Frequently Asked Questions
When is the next Godavari Pushkaralu after 2027?
The next Godavari Pushkaralu after 2027 is in 2039. It follows the strict twelve-year cycle tied to Jupiter entering Simha rashi. The 2027 edition runs from 26 June to 7 July, so the next one lands twelve years later.
What are the exact 2039 Godavari Pushkaralu dates?
Exact 2039 dates are not officially fixed yet. Panchangam authorities will calculate them from Jupiter’s precise entry into Simha and publish them nearer the event. Based on the cycle, expect a window around June 2039.
Why does Godavari Pushkaralu come only once in twelve years?
The festival follows Jupiter, which takes about twelve years to circle the zodiac. The Godavari’s Pushkaram begins only when Jupiter enters Simha (Leo). Since that happens once per orbit, the festival returns once every twelve years.
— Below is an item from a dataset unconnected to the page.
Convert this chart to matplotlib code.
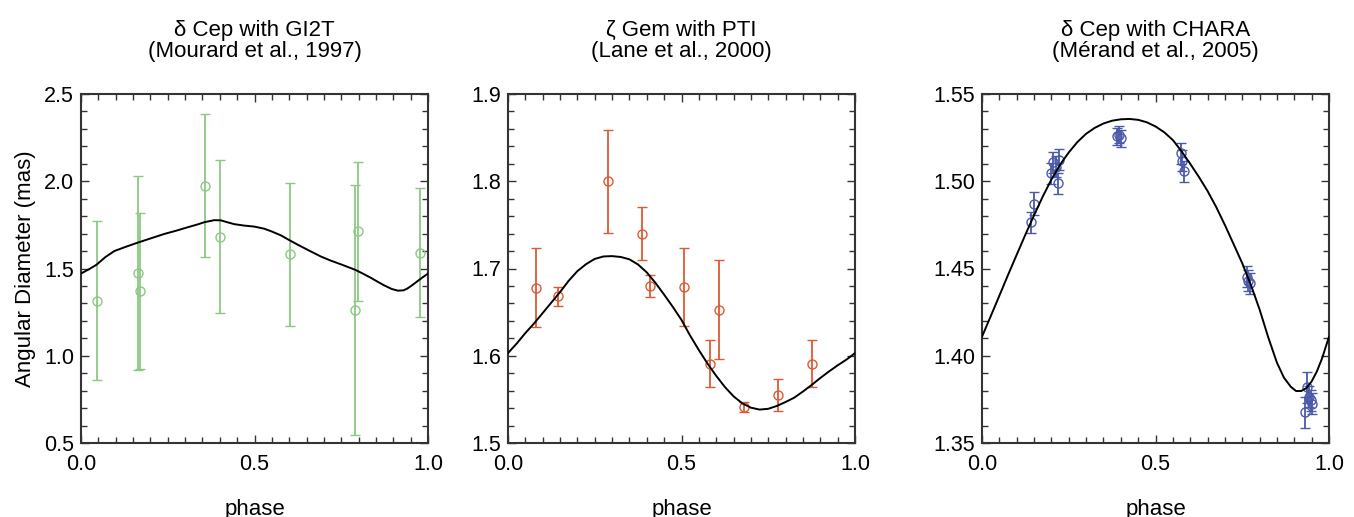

Is 2039 the next Maha Pushkaram?
No, 2039 is an ordinary twelve-year Godavari Pushkaralu, not a Maha Pushkaram. People treated the 2015 festival as the 144-year Maha Pushkaram. The next Maha Pushkaram falls in 2159.
Where will the 2039 festival be held?
Rajamahendravaram (Rajahmundry) will again be the main hub in 2039. It has the most bathing ghats and pilgrim facilities on the Godavari. Towns like Bhadrachalam, Basara, and Kaleshwaram also host major snanams.
Should I go in 2027 or wait for 2039?
If you can attend in 2027, that is the better choice, since it is the soonest confirmed festival. Plan for 2039 only if 2027 is genuinely impossible due to age, health, or distance. The spiritual merit of the dip is identical in both years.
Can I take a Pushkara dip in another river before 2039?
Yes, a different river holds its Pushkaram almost every year as Jupiter changes signs. Krishna Pushkaralu, for example, follows in 2028 at Vijayawada. So you can earn a holy river dip without waiting for the Godavari’s 2039 turn.
Was the 2015 Godavari Pushkaram really special?
Yes, organisers promoted 2015 as a rare Maha Pushkaram, said to occur once in 144 years. It drew crores of pilgrims across Andhra Pradesh and Telangana. Some scholars dispute the 144-year theory, but the 2015 edition remains the most recent one held.